The George Padmore Institute’s (GPI) collections fall into two main parts: a) archives, which are the historical records of organisations, campaigns, events and individuals (mostly unpublished) and b) library materials, such as previously published journals and magazines. The bulk of materials are from the personal archive of the GPI’s late founder John La Rose, a leading black anti-racist and anti-imperialist educator, publisher, and political and cultural activist. In addition, there are smaller collections that the GPI has acquired.

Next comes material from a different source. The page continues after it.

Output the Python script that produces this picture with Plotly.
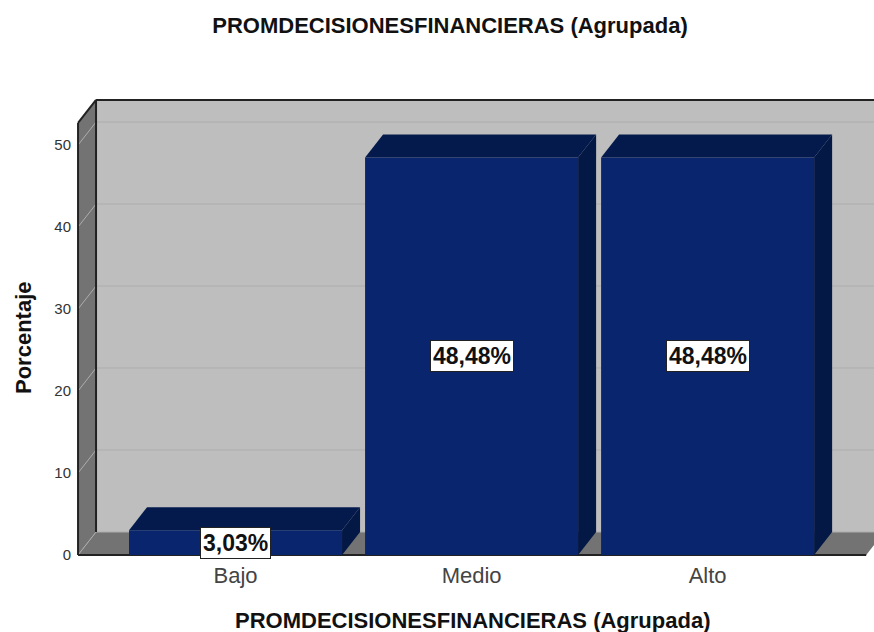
import plotly.graph_objects as go

# datos
CATEGORIAS = ["Bajo", "Medio", "Alto"]
PORCENTAJES = [3.03, 48.48, 48.48]
TICKS_Y = [0, 10, 20, 30, 40, 50]
TITULO = "PROMDECISIONESFINANCIERAS (Agrupada)"
TITULO_Y = "Porcentaje"

# profundidad del efecto 3D, en unidades de los ejes
DX = 18 / 236
DY = 23 / 8.2
ANCHO = 213 / 236
X_INI, X_FIN = -0.6674, 2.672
Y_FIN = 52.7

GRIS_PARED = "#bebebe"
GRIS_LADO = "#737373"
GRIS_LINEA = "#adadad"
FRENTE = "#08256d"
ARRIBA = "#051a4c"
COSTADO = "#041845"

pos = list(range(len(CATEGORIAS)))


def poligono(puntos, relleno, capa, borde=None, grosor=0):
    camino = "M " + " L ".join(f"{x},{y}" for x, y in puntos) + " Z"
    return dict(type="path", path=camino, fillcolor=relleno, layer=capa,
                line=dict(color=borde or relleno, width=grosor))


def linea(x0, y0, x1, y1, color, grosor):
    return dict(type="line", x0=x0, y0=y0, x1=x1, y1=y1, layer="below",
                line=dict(color=color, width=grosor))


shapes = [
    # pared del fondo, lateral y suelo
    poligono([(X_INI + DX, DY), (X_FIN + DX, DY), (X_FIN + DX, Y_FIN + DY), (X_INI + DX, Y_FIN + DY)], GRIS_PARED, "below"),
    poligono([(X_INI, 0), (X_INI + DX, DY), (X_INI + DX, Y_FIN + DY), (X_INI, Y_FIN)], GRIS_LADO, "below"),
    poligono([(X_INI, 0), (X_FIN, 0), (X_FIN + DX, DY), (X_INI + DX, DY)], GRIS_LADO, "below"),
]

# lineas de cuadricula
for t in TICKS_Y:
    shapes.append(linea(X_INI, t, X_INI + DX, t + DY, GRIS_LINEA, 1))
    shapes.append(linea(X_INI + DX, t + DY, X_FIN + DX, t + DY, GRIS_LINEA, 1))

# contorno
shapes += [
    linea(X_INI, 0, X_INI, Y_FIN, "#222222", 2),
    linea(X_INI + DX, DY, X_INI + DX, Y_FIN + DY, "#222222", 2),
    linea(X_INI, Y_FIN, X_INI + DX, Y_FIN + DY, "#222222", 2),
    linea(X_INI + DX, Y_FIN + DY, X_FIN + DX, Y_FIN + DY, "#222222", 2),
    linea(X_INI, 0, X_FIN, 0, "#222222", 2),
]

# caras superior y lateral de cada barra
for p, v in zip(pos, PORCENTAJES):
    izq, der = p - ANCHO / 2, p + ANCHO / 2
    shapes.append(poligono([(izq, v), (der, v), (der + DX, v + DY), (izq + DX, v + DY)], ARRIBA, "above"))
    shapes.append(poligono([(der, 0), (der + DX, DY), (der + DX, v + DY), (der, v)], COSTADO, "above"))

fig = go.Figure(go.Bar(
    x=pos,
    y=PORCENTAJES,
    width=ANCHO,
    marker=dict(color=FRENTE, line=dict(width=0)),
    hoverinfo="skip",
))

etiquetas = [
    dict(x=p, y=v / 2, text="<b>" + f"{v:.2f}".replace(".", ",") + "%</b>", showarrow=False,
         font=dict(family="Liberation Sans", size=23, color="#111111"),
         bgcolor="#ffffff", bordercolor="#222222", borderwidth=1, borderpad=2)
    for p, v in zip(pos, PORCENTAJES)
]
titulos = [
    dict(xref="paper", yref="paper", x=(472 - 72) / 802, xanchor="center", y=-(620 - 560) / 465, yanchor="middle",
         text=f"<b>{TITULO}</b>", showarrow=False,
         font=dict(family="Liberation Sans", size=22, color="#111111")),
    dict(xref="paper", yref="paper", x=(23 - 72) / 802, xanchor="center", y=(560 - 338) / 465, yanchor="middle",
         text=f"<b>{TITULO_Y}</b>", textangle=-90, showarrow=False,
         font=dict(family="Liberation Sans", size=22, color="#111111")),
]

fig.update_layout(
    width=874,
    height=632,
    margin=dict(l=72, r=0, t=95, b=72),
    paper_bgcolor="#ffffff",
    plot_bgcolor="#ffffff",
    showlegend=False,
    shapes=shapes,
    annotations=etiquetas + titulos,
    title=dict(text=f"<b>{TITULO}</b>", x=450 / 874, xanchor="center", y=1 - 25 / 632, yanchor="middle",
               font=dict(family="Liberation Sans", size=22, color="#111111")),
    xaxis=dict(
        range=[-0.693, 2.705],
        tickmode="array",
        tickvals=pos,
        ticktext=CATEGORIAS,
        showgrid=False,
        zeroline=False,
        showline=False,
        ticks="",
        tickfont=dict(family="Liberation Sans", size=22, color="#444444"),
    ),
    yaxis=dict(
        range=[-0.61, 56.1],
        tickmode="array",
        tickvals=TICKS_Y,
        showgrid=False,
        zeroline=False,
        showline=False,
        ticks="",
        tickfont=dict(family="Liberation Sans", size=15, color="#333333"),
    ),
)

fig.write_html("out.html", config=dict(displayModeBar=False),
               post_script="document.body.style.margin='0';")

Most of the archival records held by the GPI are records of struggles, both originating from and providing information on struggles in the UK, the Caribbean, Africa and Asia, as well as other regions of the world. The records are either unique or held in only a small number of other institutions in the UK and elsewhere. They are the records of key organisations and individuals in struggle, in the context of what were nationally and internationally significant campaigns and movements, especially from the 1960s to the 1990s. For example, the anti-Apartheid movement, human rights struggles in post-independence Kenya, struggles against police brutality, racist discrimination in education and health, struggles around publishing, culture and access to information and many other areas.
The GPI’s library materials include a wide range of journals and magazines on different aspects of what can loosely be termed 'emancipatory' or progressive movements and ideas, including socialism, feminism, anti-racism, pan-Africanism, Marxism and internationalist solidarity more generally. These are predominantly from the 1950s to the 2000s and many of them are long-since out of print and difficult to find. The collection includes journals and magazines on Africa, Caribbean, Asia, Latin America, Britain, western Europe and some international material from socialist bloc and trade unions associated with it, which is now quite rare to find. The materials are mostly in English with some journals in Spanish and French.

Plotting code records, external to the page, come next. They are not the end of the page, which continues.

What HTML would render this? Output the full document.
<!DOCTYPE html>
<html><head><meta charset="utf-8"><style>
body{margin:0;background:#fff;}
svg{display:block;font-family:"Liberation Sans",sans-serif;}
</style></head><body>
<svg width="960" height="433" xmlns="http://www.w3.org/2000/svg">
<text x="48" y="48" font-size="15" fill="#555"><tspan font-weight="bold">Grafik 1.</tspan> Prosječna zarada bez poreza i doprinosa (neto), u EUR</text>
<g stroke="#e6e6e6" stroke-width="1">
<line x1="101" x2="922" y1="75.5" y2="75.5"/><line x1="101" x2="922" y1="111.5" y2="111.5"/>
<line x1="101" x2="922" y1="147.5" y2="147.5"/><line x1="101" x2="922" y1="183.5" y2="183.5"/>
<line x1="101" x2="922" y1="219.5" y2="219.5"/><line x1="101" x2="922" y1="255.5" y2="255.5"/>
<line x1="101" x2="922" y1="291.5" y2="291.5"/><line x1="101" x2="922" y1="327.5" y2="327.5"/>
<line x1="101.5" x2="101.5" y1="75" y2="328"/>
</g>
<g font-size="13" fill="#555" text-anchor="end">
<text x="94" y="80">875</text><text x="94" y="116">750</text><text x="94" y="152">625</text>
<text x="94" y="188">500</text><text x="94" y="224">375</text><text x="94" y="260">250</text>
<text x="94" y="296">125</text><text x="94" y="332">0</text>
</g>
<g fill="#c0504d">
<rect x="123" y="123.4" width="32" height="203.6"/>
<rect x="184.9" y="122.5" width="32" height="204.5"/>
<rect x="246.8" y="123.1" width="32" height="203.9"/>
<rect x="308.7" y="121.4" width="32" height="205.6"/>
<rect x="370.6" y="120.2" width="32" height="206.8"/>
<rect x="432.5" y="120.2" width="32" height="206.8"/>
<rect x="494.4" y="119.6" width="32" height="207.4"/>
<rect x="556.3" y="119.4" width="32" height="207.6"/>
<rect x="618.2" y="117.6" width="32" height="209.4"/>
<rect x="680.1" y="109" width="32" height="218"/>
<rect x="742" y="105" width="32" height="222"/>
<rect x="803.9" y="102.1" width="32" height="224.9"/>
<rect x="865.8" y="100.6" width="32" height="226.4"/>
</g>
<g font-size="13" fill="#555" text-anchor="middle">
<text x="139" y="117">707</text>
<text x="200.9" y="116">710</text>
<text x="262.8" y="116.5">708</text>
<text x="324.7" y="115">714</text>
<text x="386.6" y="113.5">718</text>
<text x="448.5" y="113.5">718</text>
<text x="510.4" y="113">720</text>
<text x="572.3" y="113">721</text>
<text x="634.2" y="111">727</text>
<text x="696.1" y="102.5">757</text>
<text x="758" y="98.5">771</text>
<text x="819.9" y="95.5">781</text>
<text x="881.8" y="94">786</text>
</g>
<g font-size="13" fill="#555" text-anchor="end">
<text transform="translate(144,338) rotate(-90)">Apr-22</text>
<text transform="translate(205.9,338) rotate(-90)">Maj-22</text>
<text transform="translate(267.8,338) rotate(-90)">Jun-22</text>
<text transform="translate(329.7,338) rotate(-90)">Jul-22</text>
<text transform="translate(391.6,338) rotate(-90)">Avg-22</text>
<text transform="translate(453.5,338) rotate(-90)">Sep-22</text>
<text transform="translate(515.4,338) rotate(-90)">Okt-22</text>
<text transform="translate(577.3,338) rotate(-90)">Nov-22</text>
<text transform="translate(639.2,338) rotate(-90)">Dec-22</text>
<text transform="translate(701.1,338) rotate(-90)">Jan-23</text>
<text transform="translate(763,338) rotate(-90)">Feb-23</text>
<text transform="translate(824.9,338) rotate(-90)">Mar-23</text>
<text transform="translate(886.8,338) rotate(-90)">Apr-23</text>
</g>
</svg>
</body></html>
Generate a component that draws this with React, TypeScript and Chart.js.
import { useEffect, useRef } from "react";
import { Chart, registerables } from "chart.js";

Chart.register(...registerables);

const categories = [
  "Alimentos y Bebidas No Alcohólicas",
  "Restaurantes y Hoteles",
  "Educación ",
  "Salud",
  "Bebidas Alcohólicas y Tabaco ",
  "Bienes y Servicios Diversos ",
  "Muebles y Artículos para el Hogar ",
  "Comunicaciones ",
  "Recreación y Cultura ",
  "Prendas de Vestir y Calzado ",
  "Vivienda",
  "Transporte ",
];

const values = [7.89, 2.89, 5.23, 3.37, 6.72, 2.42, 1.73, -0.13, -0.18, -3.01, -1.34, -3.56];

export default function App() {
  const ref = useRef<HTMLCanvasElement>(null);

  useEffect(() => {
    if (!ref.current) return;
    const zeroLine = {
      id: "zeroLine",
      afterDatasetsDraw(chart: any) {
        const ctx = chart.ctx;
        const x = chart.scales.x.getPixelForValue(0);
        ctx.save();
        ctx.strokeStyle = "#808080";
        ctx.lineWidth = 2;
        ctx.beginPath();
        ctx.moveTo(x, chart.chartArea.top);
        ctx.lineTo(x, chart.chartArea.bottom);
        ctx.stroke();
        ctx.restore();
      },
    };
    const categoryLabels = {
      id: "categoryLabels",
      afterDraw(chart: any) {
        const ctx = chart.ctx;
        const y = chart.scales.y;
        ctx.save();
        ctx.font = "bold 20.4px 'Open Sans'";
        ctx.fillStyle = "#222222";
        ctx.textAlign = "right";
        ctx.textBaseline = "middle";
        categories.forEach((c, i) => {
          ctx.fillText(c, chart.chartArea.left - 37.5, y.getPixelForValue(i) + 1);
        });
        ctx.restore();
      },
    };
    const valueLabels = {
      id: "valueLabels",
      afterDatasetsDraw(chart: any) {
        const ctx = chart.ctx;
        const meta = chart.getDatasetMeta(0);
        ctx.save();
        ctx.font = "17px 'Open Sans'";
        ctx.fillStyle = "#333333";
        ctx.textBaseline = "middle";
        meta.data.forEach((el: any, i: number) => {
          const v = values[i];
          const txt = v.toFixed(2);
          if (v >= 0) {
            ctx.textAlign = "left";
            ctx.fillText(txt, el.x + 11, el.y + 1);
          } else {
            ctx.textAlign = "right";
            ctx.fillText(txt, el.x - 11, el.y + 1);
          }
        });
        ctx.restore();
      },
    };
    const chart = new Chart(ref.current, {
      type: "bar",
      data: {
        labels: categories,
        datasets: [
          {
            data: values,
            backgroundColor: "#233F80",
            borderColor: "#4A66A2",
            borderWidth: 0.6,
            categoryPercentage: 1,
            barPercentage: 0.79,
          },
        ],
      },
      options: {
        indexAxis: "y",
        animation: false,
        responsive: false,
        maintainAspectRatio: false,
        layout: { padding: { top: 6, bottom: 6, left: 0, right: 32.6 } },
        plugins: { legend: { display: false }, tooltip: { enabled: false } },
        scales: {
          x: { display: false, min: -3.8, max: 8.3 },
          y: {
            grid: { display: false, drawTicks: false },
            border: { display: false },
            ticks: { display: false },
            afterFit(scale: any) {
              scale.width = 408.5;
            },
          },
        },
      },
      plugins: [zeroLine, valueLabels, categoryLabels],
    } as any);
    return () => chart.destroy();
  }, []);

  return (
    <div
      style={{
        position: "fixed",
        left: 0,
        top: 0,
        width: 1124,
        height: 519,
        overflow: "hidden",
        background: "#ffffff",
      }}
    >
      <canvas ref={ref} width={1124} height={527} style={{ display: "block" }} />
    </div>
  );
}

Many of the GPI's holdings are from the 1950s to the 2000s, a period characterised by its creativity and hope but also new complexities of emerging struggles. On the one hand, major anti-racist struggles were being waged in Britain by people who had recently settled here from the Caribbean, Africa and Asia and important gains were made. At the same time, it was a period in which formerly colonised countries were winning their independence or were already in the process of nation building following independence. It was also a period in which British imperialism was often replaced by a rising US neo-colonialism and domination from US companies, as well as being shaped by the Cold War tensions at the international level. Much of this is recorded in detail and from the vantage point of actors intimately involved in these developments and the debates which they provoked. It is a period that is increasingly outside of social and living memory but many of the issues which shaped the period remain extremely relevant today. Consequently, the records and other materials in the GPI’s collections offer an important resource for understanding this historical period, both as a goal in its own right and also to gain a historical basis for thinking about the issues facing society today.